> _WHAT YOU HAVE TO DO_:
Take every line from the listing below that includes "code" and copy it.

> _RECORDED INFORMATION_:
····················

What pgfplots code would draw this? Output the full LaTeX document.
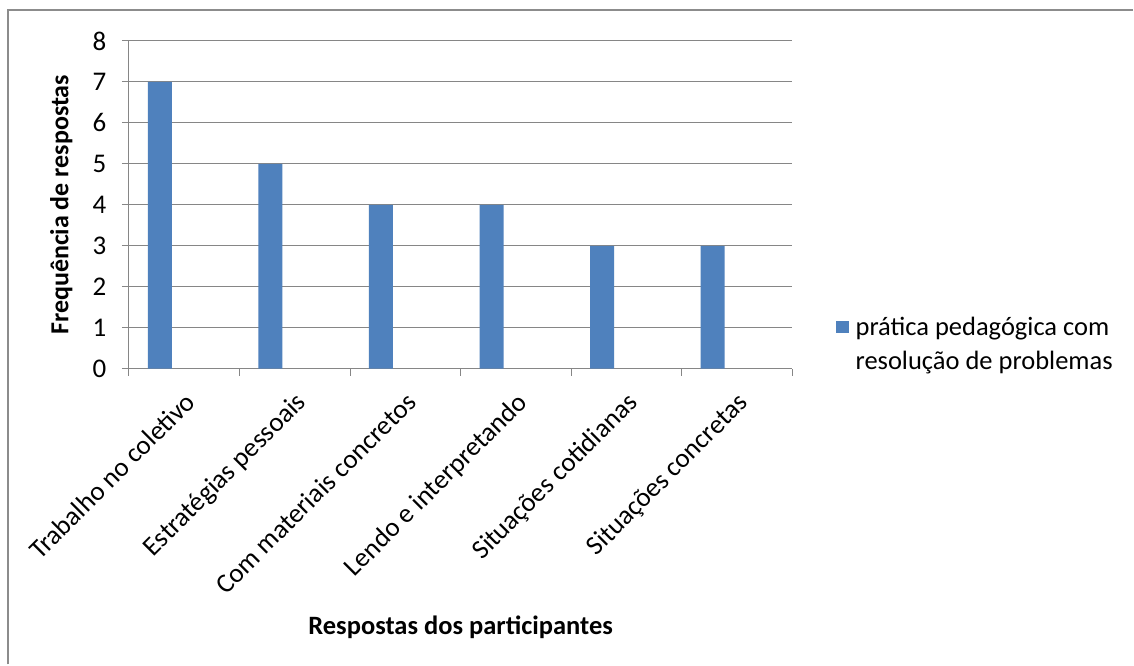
\documentclass[border=0pt]{standalone}
\usepackage{pgfplots}
\pgfplotsset{compat=1.18}
\usepackage{fontspec}
\setmainfont{Carlito}
\definecolor{barblue}{HTML}{4F81BD}
\definecolor{gridgray}{HTML}{868686}
\definecolor{framegray}{HTML}{8C8C8C}
\begin{document}
\begin{tikzpicture}[x=1pt,y=1pt]
\path[fill=white] (0,0) rectangle (1134,-665);
\draw[framegray, line width=2pt] (8,-665) -- (8,-10) -- (1134,-10);
\begin{axis}[
  at={(129pt,-369pt)}, anchor=south west,
  scale only axis, width=664pt, height=328pt,
  xmin=0, xmax=6, ymin=0, ymax=8,
  ytick={0,...,8},
  ymajorgrids, grid style={gridgray, line width=1pt},
  axis x line*=bottom, axis y line*=left,
  axis line style={gridgray, line width=1pt},
  x axis line style={-}, y axis line style={-},
  xtick={0.5,1.5,...,5.5},
  xticklabels={Trabalho no coletivo, Estratégias pessoais, Com materiais concretos, Lendo e interpretando, Situações cotidianas, Situações concretas},
  major x tick style={draw=none},
  minor xtick={0,1,...,6},
  minor tick length=7pt,
  minor x tick style={gridgray, line width=1pt},
  major tick length=7pt,
  tick align=outside,
  ytick style={gridgray, line width=1pt},
  tick label style={font=\fontsize{27}{32}\selectfont, black},
  /pgf/number format/assume math mode=true,
  xticklabel style={rotate=45, anchor=north east, inner sep=2pt, yshift=-8pt, xshift=-9pt},
  yticklabel style={xshift=-12pt},
  ylabel={\bfseries Frequência de respostas},
  ylabel style={font=\fontsize{26}{31}\selectfont, at={(rel axis cs:-0.102,0.5)}, anchor=center},
  xlabel={\bfseries Respostas dos participantes},
  xlabel style={font=\fontsize{26.5}{31}\selectfont, at={(rel axis cs:0.5,0)}, anchor=center, yshift=-259pt},
  legend style={draw=none, fill=none, at={(rel axis cs:1.065,0.165)}, anchor=north west, font=\fontsize{26.5}{31}\selectfont, row sep=10pt, legend cell align=left, inner sep=0pt,
    /tikz/every odd column/.append style={column sep=5pt}},
  legend image code/.code={\fill[#1] (0pt,-6pt) rectangle (13pt,6pt);},
  clip=false,
]
\addplot[ybar, bar width=24pt, fill=barblue, draw=none, bar shift=0pt]
  coordinates {(0.28,7) (1.28,5) (2.28,4) (3.28,4) (4.28,3) (5.28,3)};
\addlegendentry{prática pedagógica com}
\addlegendimage{empty legend}
\addlegendentry{resolução de problemas}
\end{axis}
\end{tikzpicture}
\end{document}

····················

> _RIGHT ANSWER_:
What pgfplots code would draw this? Output the full LaTeX document.
  legend image code/.code={\fill[#1] (0pt,-6pt) rectangle (13pt,6pt);},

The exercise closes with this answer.